Well, the Android Google bought resembles the one that Google took to market in name only. But if you like, change "made" to "bought" and the effect is the same.
This article is an excellent example of the knee-jerk reaction from the stock market and the attitude that if it's not profitable this quarter it's not worth doing.
Bullshit.

Android has one job and one job only. It is there to kill iOS.

Why does Google want to kill iOS? Because it makes money on ads and if Apple controls the entire high-end mobile platform - they've got Google's future by the balls and they can squeeze them or their competitors for all they're worth.

So what does Google do? It commoditizes the complement just like Microsoft did to kill Netscape - aka the introduction of a free alternative - IE.

You release some product for free - probably the cash cow of another company (iOS/Netscape vs. Android/IE). You push industry wide adoption across competing interests that absolutely loathe the competitor or you squeeze them until they adopt it as an industry standard.

You now turn the cash cow into a free/undifferentiated product that quickly assumes inflation tracking rapidly falling commodity pricing (most tablets are now indistinguishable - as is the software - prepare the squeeze). This pushes your competitor's cash over into your business model (licenses/search).

Android is an astonishing success with billions of devices activated, and a growth rate that is in excess of iOS by an order of magnitude. It is already well on the way to killing iOS and the entire Apple platform.

Apple is dead.
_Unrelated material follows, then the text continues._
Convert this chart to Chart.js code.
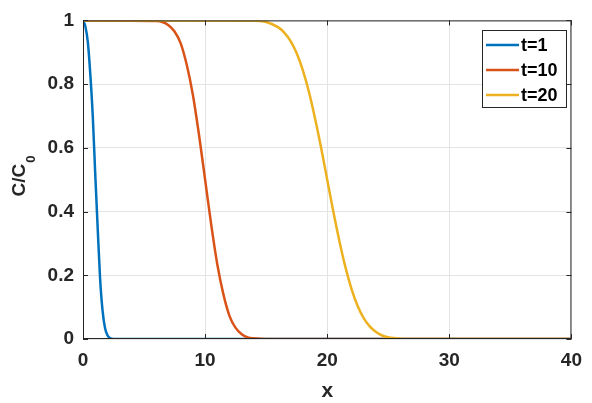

Long live iOS!

It was good while it lasted.

And yet google still make more money from iOS than android , Microsoft is taking even more money from google and apple are buckets of money from their mobile platform. I'd bet apple and their shareholders will take a "dead" platform over the "winning" google one.
Since this article has no substance and just exists to feed the "Google stock is tanking" frenzy, I'm assuming all the upvotes are for the irate and entertaining comments?
Most of the Google's mega acquisitions are long term. And Google indeed thinks long term. People were saying the same about Youtube in 2008. But look at YouTube now.

I'm sure Android is helping Google's revenues rather than hurting. And Android is going to be game-changer in places like India/China. Imagine how much ad revenue Google will generate. Google beat MSFT with Android not AAPL.

Buying a patent portfolio attached to a troubled hardware-maker is hazardous for a company like Google. But if Moto didn't make Android devices, this story would have no link to Android.

Maybe there is a wider story in that Android strategy hasn't been consistently good or effective. Mixed messages about what Google will do with Moto made OEMs nervous. Prior to Nexus 7, tablet marketing wasn't brilliant. But everyone should be so feckless as to bumble their way to 1 million+ activations per day.

Android is a staggering business failure?

Yeah, well, you know, that's just, like, your opinion, man.